Requirement =>
In the listing below, locate the line with "Rebuild this chart as a Python" and the line with "import pandas as pd", then output both and everything between them exactly, minus any pictures.

Raw data =>
==*==
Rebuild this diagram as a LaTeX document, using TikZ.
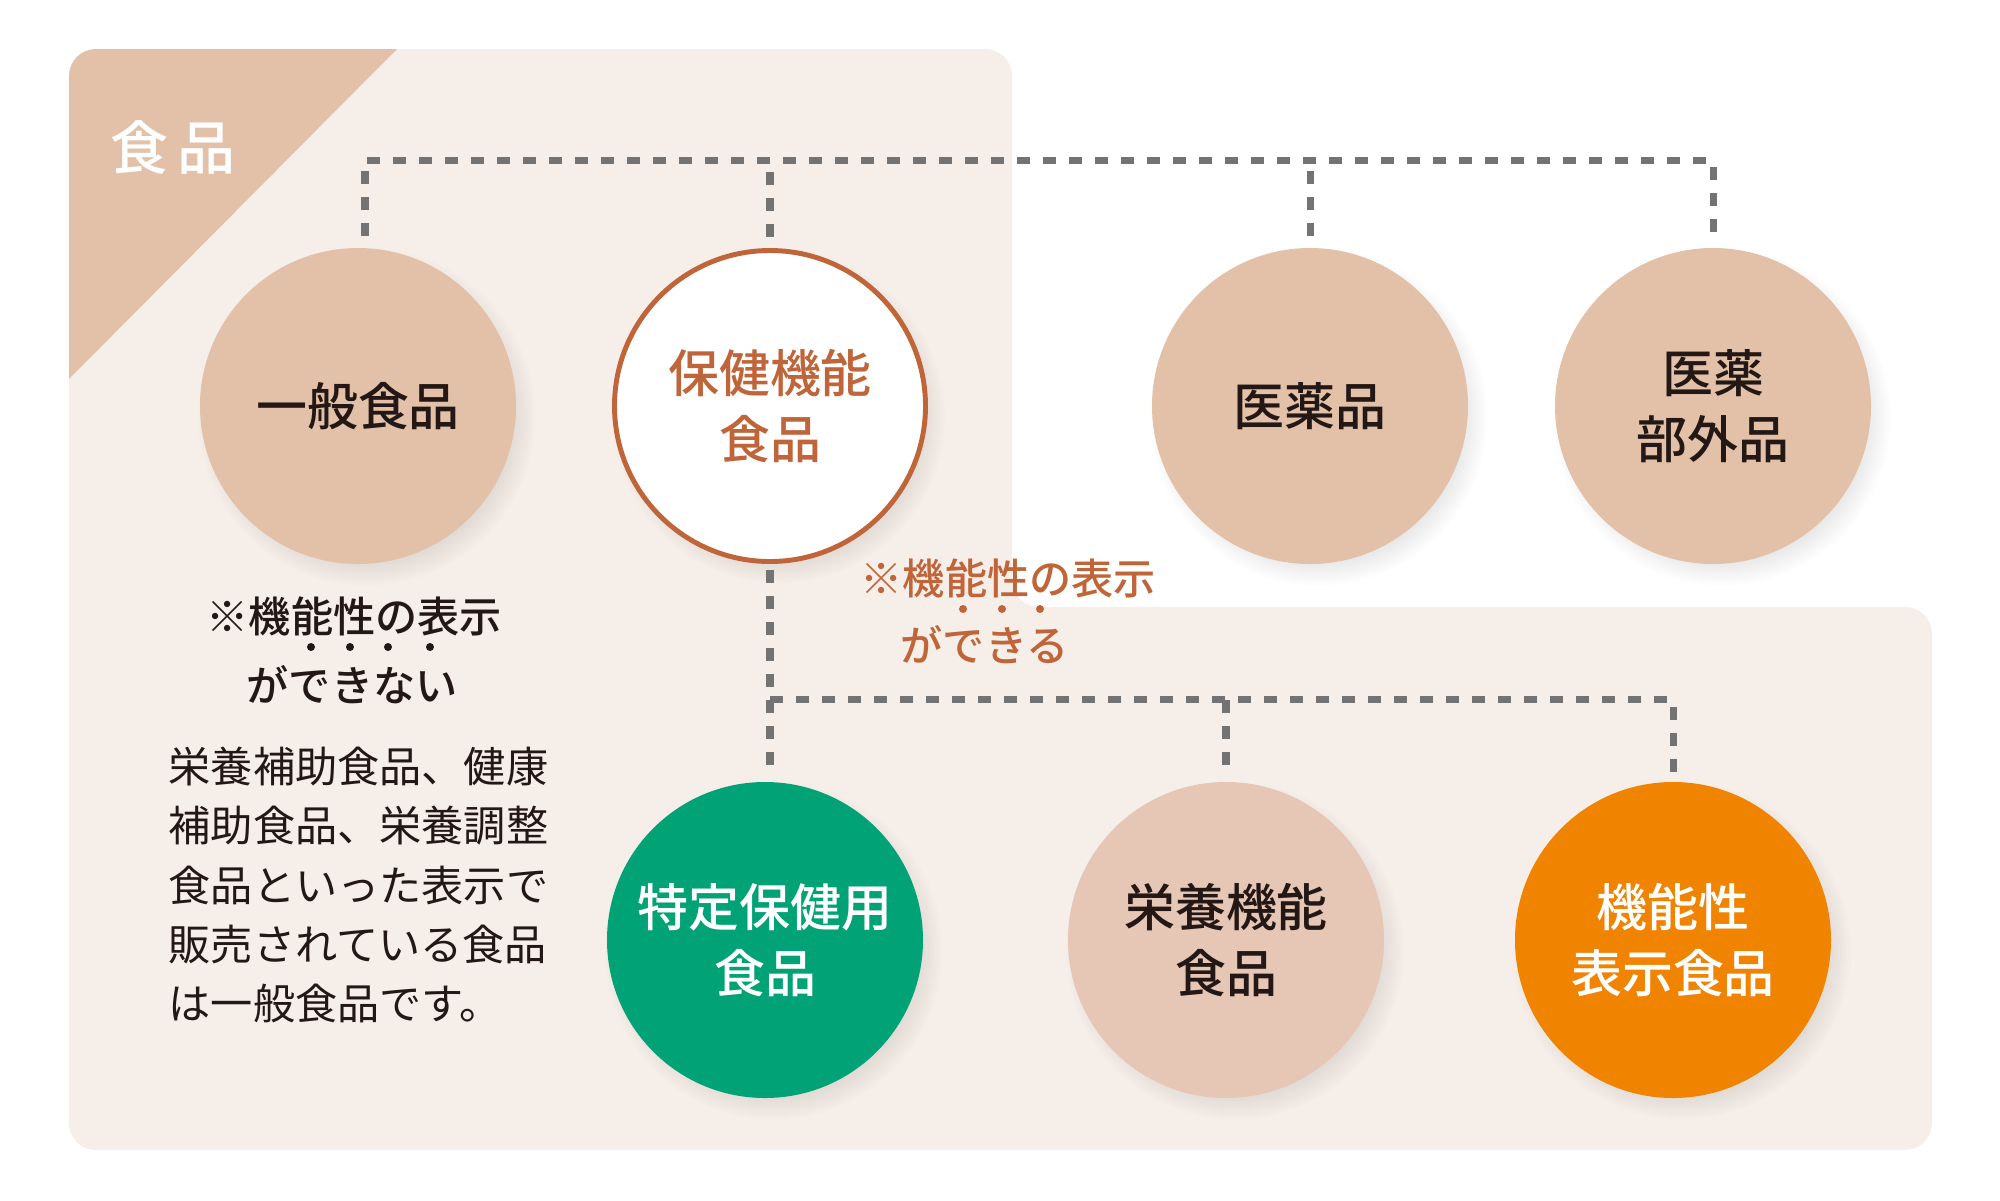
==*==
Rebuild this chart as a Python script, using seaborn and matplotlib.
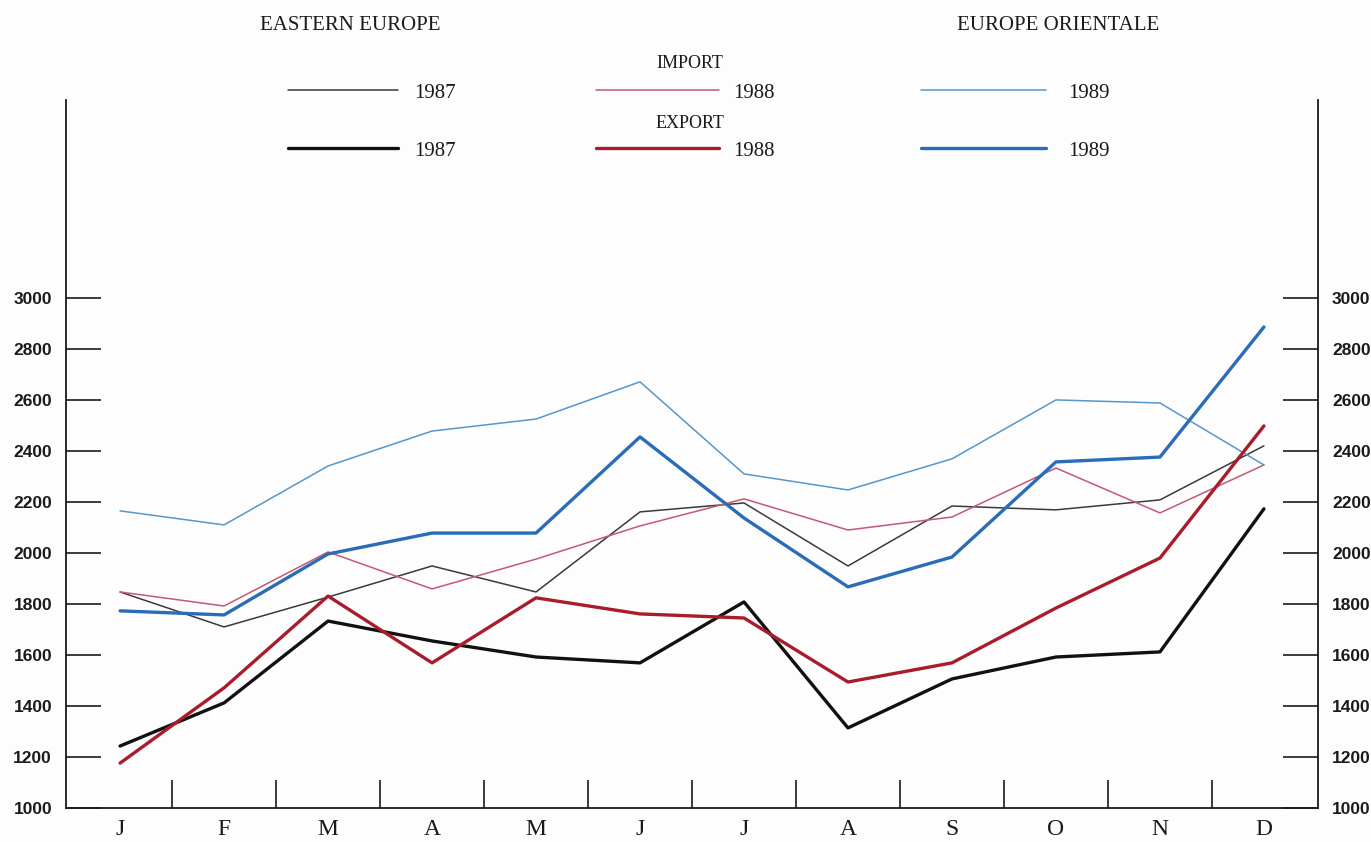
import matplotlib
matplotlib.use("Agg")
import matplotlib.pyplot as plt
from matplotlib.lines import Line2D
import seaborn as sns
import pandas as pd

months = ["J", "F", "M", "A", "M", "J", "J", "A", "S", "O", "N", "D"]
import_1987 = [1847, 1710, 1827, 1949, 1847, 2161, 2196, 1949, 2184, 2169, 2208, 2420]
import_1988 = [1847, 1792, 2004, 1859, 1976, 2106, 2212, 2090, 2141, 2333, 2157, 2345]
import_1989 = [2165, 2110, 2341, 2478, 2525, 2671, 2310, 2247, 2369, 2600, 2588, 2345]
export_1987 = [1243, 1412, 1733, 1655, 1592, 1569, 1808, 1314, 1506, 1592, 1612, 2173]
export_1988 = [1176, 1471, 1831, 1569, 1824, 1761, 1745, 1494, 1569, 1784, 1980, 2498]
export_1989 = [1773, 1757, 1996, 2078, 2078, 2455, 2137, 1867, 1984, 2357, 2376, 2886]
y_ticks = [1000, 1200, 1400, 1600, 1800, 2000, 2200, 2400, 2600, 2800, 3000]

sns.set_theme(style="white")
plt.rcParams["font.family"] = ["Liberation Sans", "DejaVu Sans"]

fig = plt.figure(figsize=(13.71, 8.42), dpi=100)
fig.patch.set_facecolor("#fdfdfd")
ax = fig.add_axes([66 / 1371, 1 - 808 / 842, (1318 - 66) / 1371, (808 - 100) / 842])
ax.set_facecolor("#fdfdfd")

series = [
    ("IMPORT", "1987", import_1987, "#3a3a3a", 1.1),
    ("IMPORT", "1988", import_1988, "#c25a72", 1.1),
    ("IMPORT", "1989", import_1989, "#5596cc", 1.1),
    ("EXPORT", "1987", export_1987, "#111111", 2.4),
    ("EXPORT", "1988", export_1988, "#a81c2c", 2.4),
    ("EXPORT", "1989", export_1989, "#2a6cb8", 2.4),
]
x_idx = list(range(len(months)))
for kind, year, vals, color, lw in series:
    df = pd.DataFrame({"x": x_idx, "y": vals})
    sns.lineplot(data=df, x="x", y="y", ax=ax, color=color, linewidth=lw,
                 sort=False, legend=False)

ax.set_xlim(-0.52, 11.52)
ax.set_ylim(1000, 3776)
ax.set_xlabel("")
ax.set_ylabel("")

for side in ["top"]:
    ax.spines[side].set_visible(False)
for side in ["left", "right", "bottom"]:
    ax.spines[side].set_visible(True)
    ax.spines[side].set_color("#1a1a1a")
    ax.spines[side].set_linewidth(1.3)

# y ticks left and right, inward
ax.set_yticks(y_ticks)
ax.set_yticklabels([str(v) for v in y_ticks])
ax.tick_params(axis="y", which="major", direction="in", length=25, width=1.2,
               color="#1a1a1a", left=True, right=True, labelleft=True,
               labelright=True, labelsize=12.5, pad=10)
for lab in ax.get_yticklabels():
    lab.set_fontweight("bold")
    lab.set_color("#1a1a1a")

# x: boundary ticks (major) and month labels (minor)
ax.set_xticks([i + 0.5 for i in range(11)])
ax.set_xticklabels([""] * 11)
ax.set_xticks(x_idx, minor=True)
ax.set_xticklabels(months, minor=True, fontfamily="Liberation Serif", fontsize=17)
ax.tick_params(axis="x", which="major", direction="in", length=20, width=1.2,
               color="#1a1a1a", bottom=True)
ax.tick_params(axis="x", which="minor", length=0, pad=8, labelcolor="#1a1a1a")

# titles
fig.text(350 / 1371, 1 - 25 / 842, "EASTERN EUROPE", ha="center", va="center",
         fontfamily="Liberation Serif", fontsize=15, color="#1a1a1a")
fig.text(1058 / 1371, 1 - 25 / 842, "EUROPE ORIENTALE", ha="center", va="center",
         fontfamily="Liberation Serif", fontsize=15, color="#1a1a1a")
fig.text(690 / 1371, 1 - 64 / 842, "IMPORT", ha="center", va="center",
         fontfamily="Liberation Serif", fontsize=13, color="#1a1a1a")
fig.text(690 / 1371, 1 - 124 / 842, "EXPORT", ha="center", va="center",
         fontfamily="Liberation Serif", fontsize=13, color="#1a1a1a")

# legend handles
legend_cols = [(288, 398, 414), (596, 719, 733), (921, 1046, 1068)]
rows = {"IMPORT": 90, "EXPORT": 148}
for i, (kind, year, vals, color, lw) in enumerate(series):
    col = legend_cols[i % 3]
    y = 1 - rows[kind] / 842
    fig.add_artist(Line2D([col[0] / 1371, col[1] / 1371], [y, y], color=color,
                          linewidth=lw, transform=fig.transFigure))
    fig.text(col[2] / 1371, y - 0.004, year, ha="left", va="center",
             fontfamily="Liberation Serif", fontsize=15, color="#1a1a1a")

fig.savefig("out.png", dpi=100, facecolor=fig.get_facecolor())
==*==
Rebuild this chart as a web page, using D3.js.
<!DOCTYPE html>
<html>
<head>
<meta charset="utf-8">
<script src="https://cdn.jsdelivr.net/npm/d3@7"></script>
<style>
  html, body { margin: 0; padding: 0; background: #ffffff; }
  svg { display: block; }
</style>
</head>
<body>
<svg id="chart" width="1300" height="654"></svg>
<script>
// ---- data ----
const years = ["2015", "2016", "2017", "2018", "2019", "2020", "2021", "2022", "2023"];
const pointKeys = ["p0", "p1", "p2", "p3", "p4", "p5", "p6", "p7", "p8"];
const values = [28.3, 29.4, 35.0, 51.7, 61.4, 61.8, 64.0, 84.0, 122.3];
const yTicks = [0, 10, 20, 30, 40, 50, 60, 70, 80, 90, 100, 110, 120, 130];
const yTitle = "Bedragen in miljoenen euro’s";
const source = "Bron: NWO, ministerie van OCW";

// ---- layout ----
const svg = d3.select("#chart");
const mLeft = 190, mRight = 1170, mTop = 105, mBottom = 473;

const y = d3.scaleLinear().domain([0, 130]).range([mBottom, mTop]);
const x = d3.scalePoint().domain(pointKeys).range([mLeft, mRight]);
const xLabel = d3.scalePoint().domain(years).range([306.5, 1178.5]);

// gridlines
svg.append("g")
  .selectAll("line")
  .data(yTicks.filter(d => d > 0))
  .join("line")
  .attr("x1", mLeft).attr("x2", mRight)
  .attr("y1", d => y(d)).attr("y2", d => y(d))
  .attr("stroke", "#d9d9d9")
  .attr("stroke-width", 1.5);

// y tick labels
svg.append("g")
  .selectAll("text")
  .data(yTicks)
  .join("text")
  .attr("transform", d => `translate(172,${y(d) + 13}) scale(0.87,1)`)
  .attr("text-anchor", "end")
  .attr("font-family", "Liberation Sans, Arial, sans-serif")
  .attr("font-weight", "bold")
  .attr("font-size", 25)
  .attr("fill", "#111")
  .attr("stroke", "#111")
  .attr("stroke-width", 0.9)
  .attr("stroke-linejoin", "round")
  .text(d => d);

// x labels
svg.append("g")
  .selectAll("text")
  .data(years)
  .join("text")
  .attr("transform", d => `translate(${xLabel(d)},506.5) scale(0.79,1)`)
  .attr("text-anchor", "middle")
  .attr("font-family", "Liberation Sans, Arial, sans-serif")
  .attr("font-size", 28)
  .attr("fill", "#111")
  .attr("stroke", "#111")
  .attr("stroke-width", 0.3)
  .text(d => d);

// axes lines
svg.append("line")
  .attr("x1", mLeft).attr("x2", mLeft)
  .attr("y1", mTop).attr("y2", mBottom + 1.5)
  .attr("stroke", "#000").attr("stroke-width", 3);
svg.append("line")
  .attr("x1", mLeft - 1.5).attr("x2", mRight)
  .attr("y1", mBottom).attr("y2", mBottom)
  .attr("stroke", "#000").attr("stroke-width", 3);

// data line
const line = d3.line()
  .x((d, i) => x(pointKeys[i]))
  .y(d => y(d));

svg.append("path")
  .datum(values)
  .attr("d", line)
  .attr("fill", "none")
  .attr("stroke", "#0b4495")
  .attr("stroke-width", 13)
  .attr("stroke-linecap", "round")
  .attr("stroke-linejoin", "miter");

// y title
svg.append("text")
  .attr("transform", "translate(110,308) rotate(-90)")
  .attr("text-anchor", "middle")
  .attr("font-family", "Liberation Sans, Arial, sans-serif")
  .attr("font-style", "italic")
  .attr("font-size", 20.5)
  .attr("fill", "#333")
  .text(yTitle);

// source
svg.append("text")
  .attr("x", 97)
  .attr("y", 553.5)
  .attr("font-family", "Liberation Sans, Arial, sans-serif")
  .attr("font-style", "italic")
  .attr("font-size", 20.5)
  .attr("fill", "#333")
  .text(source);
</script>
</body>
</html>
==*==
Reply to the task =>
Rebuild this chart as a Python script, using seaborn and matplotlib.
import matplotlib
matplotlib.use("Agg")
import matplotlib.pyplot as plt
from matplotlib.lines import Line2D
import seaborn as sns
import pandas as pd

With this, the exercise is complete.